Vous avez aussi tout un travail ici à l’Océan Nord avec Catherine Salée. Mais alors, ce qui m’interpellait, c’est l’affiche.
C’est une gravure de Gustave Doré, une illustration de l’Enfer de Dante. Et comme il est beaucoup question d’enfer dans leurs relations…
Sur cette même affiche, il est noté que la pièce est un projet du Colonel Astral. C’est une troupe ?
C’est une compagnie composée de quatre personnes, Marie Boss, Estelle Franco, Francesco Italiano et moi-même. L’année passée, on a monté un premier projet qui s’appelait Nasha Moskva , à partir des Trois Sœurs de Tchekhov qu’on a joué à Avignon, qu’on va reprendre à Bozar à la fin mars et aux Tanneurs l’année prochaine. Ce projet-ci devait à la base se jouer entre membres de la compagnie mais il se fait qu’on ne pouvait pas tous être là. C’est quand même un projet de cette compagnie-là.

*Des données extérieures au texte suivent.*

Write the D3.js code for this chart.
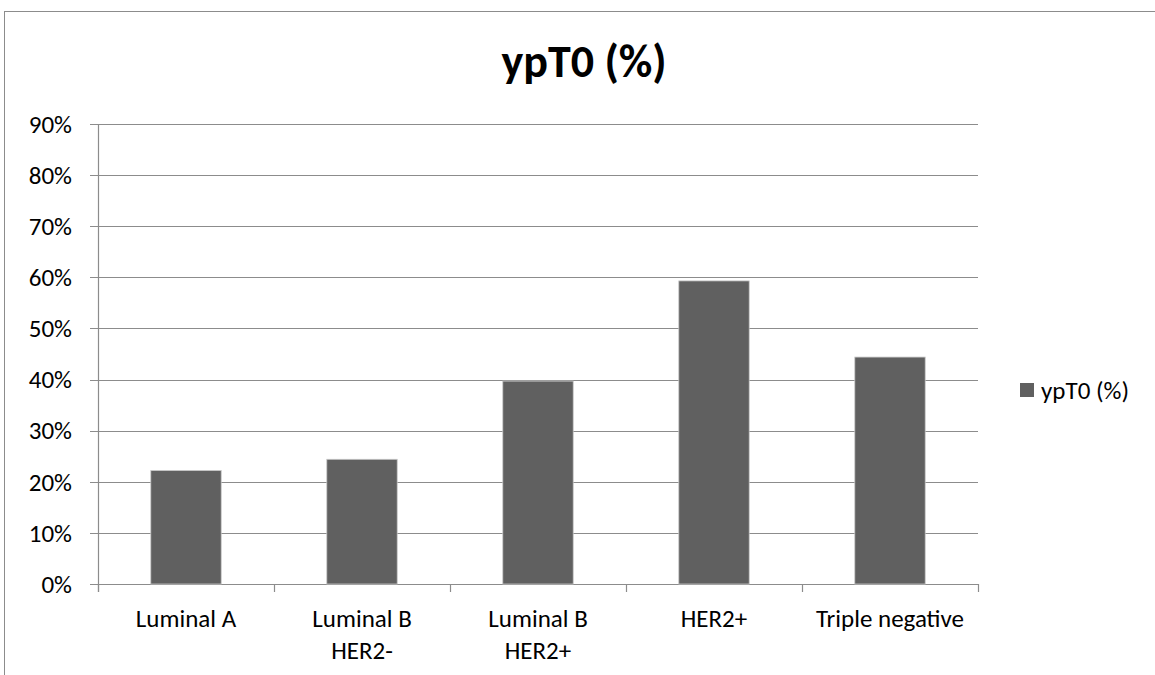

Mais comment ça se marque, alors ? Ça veut dire que la mise en scène a été pensée collectivement ?
Cette mise en scène n’a pas été pensée collectivement, même si je ne me sens pas légitime à la signer seule parce que je pense que les acteurs y ont énormément contribué. Sur le projet précédent, la mise en scène était plus collective. Mais le projet n’est pas issu de moi. Nasha Moskva est vraiment un projet initié par les acteurs qui m’ont demandé de participer à la mise en scène. Après, ce qui nous unit, c’est plutôt une pensée du théâtre que la nécessité de travailler ensemble, même si nos projets, on les fait en priorité ensemble. Mais en même temps, c’est parce qu’on partage une envie commune de choses sur un plateau qui nous rassemblent. On pourrait imaginer qu’un membre de la compagnie décide de monter un projet seul, les autres membres de la compagnie le soutiendront. Une compagnie, c’est un soutien collectif. On le prend plus comme ça que la nécessité de toujours travailler ensemble.